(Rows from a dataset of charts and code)
· · · · · · ·

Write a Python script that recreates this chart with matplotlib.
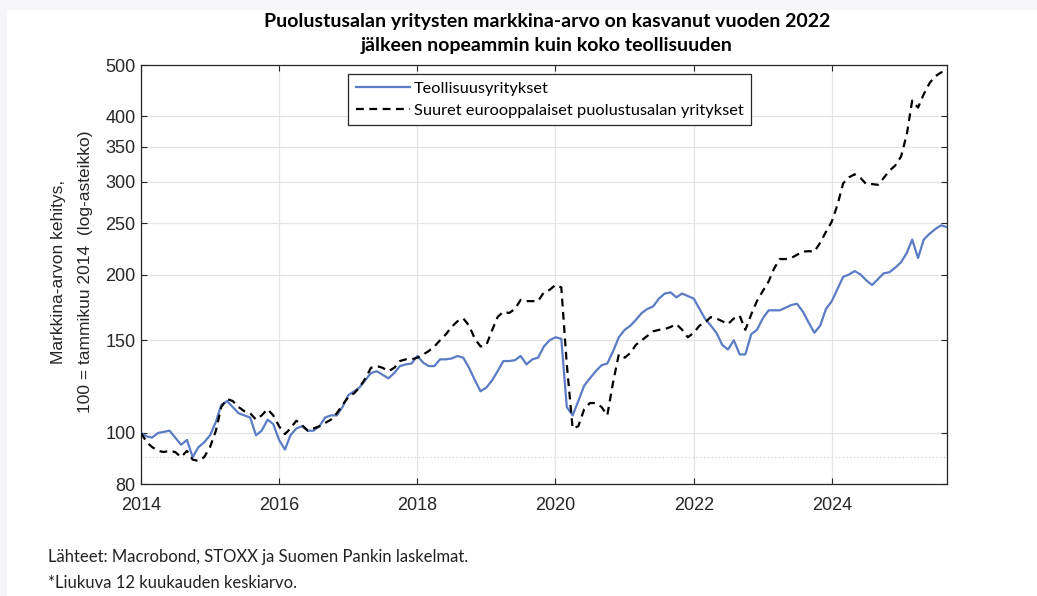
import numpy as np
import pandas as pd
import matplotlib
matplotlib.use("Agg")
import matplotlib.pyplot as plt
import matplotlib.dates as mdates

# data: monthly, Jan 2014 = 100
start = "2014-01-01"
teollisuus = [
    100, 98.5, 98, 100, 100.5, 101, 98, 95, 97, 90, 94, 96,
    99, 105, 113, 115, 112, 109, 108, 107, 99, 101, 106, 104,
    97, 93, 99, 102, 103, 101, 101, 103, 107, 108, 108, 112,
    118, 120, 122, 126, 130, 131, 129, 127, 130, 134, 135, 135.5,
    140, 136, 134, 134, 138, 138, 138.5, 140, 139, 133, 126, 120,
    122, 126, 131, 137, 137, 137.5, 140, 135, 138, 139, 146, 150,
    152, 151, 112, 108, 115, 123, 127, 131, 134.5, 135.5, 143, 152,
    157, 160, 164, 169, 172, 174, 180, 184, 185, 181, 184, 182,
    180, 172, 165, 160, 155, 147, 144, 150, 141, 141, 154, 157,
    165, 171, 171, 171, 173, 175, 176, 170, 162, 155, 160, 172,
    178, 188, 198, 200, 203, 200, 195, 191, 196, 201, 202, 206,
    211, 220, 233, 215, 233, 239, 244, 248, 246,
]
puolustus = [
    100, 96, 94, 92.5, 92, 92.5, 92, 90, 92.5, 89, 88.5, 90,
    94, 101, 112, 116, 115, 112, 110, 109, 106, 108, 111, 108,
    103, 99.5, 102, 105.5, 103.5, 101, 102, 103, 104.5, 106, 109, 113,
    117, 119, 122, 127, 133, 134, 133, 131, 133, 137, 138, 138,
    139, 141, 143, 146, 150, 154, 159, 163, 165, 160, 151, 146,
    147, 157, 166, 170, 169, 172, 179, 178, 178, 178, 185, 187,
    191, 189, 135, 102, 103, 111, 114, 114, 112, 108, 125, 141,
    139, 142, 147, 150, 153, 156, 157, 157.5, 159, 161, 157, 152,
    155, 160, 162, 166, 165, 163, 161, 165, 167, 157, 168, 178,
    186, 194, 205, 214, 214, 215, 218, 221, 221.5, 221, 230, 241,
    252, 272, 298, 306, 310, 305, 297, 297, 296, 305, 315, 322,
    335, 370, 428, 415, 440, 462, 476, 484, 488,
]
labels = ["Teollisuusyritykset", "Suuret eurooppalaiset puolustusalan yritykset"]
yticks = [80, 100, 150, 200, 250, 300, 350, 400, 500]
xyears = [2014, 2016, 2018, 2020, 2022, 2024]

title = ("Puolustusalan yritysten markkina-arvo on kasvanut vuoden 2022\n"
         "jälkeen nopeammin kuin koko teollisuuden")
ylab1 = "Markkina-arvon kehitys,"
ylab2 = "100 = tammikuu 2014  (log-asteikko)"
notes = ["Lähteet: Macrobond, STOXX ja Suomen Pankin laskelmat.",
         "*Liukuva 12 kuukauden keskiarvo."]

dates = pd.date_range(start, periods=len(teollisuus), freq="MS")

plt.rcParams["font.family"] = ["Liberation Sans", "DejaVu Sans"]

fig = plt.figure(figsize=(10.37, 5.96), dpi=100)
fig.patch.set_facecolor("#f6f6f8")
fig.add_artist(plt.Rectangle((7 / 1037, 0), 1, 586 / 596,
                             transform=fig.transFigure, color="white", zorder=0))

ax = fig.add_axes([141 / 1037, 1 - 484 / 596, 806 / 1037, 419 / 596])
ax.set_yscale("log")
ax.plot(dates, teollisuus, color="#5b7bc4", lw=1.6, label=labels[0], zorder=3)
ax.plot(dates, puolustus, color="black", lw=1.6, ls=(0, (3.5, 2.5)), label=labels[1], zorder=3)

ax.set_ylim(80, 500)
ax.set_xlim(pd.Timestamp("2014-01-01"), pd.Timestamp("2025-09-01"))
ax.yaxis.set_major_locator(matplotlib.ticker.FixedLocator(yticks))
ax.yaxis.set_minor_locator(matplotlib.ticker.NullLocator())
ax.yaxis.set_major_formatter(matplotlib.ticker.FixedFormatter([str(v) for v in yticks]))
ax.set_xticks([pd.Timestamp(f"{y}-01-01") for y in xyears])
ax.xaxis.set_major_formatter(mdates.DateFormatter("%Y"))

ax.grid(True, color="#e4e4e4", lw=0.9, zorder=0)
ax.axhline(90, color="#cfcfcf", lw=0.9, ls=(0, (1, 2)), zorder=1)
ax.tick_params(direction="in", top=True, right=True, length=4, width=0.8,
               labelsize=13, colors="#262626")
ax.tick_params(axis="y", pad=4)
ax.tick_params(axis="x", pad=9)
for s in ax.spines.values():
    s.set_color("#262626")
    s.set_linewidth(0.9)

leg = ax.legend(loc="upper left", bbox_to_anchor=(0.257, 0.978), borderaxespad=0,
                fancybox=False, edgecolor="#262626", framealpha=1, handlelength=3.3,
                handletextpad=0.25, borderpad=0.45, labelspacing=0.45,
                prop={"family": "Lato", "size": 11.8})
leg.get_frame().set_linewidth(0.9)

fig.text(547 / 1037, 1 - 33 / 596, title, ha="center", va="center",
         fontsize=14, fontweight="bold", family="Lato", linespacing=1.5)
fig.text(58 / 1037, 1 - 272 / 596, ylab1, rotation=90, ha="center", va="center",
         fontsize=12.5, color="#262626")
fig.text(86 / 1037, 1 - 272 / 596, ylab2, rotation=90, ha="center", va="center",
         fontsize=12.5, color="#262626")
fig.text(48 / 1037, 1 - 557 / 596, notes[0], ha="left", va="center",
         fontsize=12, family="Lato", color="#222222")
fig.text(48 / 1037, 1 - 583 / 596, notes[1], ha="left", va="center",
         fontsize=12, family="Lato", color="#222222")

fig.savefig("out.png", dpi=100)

· · · · · · ·

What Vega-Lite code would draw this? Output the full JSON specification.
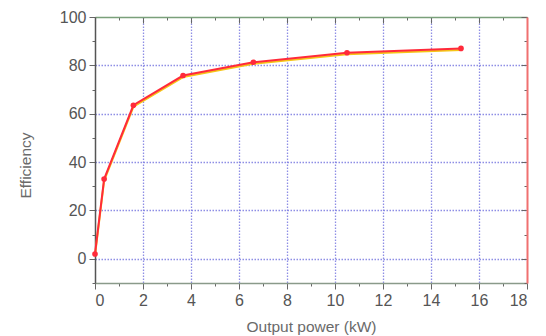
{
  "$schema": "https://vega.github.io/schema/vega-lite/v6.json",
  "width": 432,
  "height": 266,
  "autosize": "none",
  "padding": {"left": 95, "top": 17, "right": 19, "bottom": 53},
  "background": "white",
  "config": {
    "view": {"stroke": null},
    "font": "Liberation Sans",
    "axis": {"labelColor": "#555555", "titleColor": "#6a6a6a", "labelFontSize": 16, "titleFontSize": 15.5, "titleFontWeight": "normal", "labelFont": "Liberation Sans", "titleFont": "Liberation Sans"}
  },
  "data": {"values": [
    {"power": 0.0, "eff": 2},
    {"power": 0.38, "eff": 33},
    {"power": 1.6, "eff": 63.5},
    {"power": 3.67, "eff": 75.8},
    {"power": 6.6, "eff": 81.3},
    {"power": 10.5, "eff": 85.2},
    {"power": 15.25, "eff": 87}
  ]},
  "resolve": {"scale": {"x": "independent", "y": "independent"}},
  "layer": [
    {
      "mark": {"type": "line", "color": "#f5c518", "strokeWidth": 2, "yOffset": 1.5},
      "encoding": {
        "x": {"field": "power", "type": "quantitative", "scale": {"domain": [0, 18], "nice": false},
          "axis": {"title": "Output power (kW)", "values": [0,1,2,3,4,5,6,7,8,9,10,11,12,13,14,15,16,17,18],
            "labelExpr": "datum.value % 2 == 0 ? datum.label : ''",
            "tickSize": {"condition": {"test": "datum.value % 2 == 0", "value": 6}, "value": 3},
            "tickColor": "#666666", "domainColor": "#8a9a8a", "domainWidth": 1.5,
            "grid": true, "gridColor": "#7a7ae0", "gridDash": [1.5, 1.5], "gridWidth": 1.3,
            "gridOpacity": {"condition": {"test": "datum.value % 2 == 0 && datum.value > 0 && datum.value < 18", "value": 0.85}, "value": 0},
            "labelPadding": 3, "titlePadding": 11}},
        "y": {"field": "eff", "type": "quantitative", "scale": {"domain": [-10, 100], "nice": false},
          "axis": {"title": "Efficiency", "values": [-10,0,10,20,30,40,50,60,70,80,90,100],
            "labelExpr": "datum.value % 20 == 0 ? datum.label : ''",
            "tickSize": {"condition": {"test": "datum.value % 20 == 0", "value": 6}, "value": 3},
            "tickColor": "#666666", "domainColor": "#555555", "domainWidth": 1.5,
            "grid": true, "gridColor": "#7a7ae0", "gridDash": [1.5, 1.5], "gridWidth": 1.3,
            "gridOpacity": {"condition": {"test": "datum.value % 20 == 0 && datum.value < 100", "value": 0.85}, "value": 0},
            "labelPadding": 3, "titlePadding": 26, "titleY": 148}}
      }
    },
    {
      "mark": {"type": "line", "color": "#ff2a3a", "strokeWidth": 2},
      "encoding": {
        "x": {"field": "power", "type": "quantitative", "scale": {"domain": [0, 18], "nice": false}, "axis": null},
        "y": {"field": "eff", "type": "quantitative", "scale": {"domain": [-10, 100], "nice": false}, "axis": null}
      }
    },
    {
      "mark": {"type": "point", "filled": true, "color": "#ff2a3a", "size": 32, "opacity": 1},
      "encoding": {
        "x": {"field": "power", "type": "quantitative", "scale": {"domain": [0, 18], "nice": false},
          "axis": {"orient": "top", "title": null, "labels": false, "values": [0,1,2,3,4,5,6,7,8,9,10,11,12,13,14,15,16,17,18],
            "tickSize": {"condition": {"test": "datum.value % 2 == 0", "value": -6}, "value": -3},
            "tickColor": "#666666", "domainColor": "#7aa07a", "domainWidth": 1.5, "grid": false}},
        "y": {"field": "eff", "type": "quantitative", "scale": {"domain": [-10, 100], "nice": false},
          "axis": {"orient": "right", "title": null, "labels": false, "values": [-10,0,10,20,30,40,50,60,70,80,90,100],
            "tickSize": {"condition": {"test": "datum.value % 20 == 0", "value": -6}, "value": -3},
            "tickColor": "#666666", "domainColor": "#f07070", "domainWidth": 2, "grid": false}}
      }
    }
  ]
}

· · · · · · ·

_EXERCISE BRIEF_
Extract exactly the lines running from the line containing "Write a Python" to the line containing "import matplotlib.dates as mdates", with both end lines included and all pictures left out.

_COMPLETED EXERCISE_
Write a Python script that recreates this chart with matplotlib.
import numpy as np
import pandas as pd
import matplotlib
matplotlib.use("Agg")
import matplotlib.pyplot as plt
import matplotlib.dates as mdates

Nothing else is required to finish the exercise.